▶ _Goal_
Omit pictures and quote the listing below line by line, from its start through the line that holds "import plotly.graph_objects as go".

▶ _Material_
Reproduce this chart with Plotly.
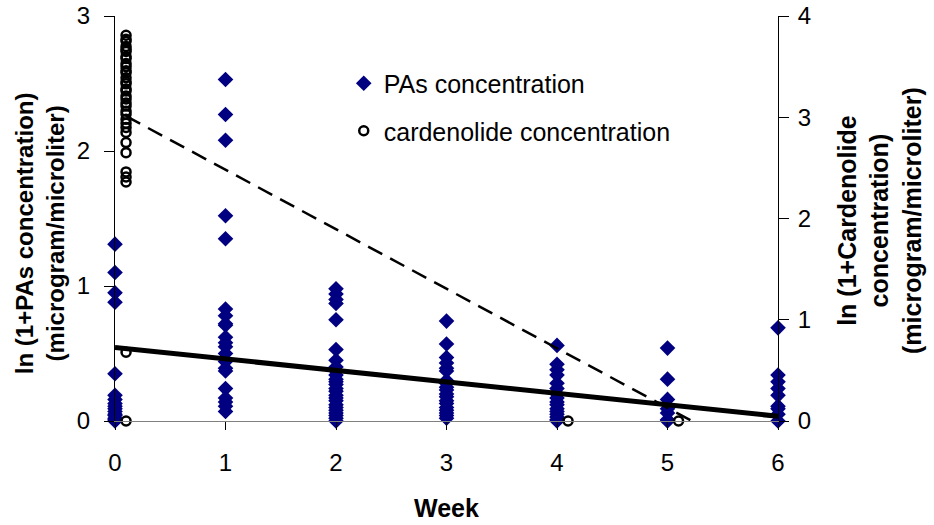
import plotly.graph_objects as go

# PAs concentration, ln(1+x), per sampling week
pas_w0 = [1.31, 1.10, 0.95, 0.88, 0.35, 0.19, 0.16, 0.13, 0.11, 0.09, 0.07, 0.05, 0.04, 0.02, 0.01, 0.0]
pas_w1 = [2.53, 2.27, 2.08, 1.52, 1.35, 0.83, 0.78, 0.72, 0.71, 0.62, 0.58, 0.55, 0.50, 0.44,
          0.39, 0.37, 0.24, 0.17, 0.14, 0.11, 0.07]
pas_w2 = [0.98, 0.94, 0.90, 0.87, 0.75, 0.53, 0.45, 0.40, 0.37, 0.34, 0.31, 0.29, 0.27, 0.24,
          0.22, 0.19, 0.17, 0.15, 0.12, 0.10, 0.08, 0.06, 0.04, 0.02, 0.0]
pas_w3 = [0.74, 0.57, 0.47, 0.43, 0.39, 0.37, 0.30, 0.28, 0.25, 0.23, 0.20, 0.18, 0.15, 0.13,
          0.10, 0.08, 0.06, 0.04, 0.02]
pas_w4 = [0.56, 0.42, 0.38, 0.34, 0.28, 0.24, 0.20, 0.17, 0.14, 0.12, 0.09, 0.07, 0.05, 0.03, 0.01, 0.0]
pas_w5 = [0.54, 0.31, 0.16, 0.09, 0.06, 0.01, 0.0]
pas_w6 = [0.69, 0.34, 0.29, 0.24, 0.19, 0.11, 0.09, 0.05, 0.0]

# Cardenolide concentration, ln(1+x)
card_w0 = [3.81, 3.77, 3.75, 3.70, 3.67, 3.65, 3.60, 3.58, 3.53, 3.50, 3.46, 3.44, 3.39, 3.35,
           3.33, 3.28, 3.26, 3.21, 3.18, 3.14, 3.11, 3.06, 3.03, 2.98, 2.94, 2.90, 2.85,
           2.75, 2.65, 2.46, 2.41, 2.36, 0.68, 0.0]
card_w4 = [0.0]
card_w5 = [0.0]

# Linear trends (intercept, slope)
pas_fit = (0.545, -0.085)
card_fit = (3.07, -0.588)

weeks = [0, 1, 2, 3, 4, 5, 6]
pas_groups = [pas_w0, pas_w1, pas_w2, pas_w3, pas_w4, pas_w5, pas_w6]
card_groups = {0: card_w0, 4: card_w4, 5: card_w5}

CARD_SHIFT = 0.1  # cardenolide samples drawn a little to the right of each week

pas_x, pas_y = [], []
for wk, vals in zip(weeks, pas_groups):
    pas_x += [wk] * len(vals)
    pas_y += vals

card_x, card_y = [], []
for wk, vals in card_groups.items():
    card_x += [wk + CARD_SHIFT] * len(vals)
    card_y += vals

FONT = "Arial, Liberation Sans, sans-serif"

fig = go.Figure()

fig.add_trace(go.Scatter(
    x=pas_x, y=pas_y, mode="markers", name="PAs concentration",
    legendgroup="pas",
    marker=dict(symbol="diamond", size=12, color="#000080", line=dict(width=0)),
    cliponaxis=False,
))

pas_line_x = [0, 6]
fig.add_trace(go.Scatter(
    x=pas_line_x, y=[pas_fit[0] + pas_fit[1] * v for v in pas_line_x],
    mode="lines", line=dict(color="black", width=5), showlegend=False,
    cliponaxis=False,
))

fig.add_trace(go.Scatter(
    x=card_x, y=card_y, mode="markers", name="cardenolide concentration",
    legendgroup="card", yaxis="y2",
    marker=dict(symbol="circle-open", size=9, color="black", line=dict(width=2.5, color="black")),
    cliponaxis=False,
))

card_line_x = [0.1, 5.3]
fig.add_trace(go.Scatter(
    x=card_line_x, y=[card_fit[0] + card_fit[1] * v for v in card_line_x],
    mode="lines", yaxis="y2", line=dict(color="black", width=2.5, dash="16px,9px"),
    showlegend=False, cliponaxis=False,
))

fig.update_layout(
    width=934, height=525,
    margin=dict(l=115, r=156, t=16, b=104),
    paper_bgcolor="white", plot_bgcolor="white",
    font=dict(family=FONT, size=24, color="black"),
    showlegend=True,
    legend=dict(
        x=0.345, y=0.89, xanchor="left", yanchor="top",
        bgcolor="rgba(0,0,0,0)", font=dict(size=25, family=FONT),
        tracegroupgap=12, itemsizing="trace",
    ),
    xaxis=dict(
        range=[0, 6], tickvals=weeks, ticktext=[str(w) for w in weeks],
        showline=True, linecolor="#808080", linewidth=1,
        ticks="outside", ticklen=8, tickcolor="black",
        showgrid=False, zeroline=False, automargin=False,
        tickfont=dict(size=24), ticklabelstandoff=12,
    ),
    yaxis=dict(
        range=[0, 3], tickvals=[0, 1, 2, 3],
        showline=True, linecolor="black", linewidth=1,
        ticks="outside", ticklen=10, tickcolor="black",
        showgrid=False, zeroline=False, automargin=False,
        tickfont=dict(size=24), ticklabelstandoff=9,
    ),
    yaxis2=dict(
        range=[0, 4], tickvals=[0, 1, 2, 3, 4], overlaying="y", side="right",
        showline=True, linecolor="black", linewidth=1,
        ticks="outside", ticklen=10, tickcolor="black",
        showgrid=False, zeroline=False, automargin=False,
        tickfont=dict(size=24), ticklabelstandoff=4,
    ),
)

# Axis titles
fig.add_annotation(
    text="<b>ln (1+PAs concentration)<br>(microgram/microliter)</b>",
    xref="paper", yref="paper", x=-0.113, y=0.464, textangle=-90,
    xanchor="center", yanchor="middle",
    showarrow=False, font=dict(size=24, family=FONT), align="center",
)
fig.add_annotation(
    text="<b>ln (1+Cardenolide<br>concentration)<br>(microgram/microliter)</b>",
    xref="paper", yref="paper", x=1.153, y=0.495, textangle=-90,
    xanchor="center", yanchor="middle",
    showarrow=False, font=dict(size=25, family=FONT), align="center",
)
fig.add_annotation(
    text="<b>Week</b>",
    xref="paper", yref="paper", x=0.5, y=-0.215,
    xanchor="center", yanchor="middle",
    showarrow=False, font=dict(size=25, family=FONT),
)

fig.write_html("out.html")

▶ _Result of this exercise_
Reproduce this chart with Plotly.
import plotly.graph_objects as go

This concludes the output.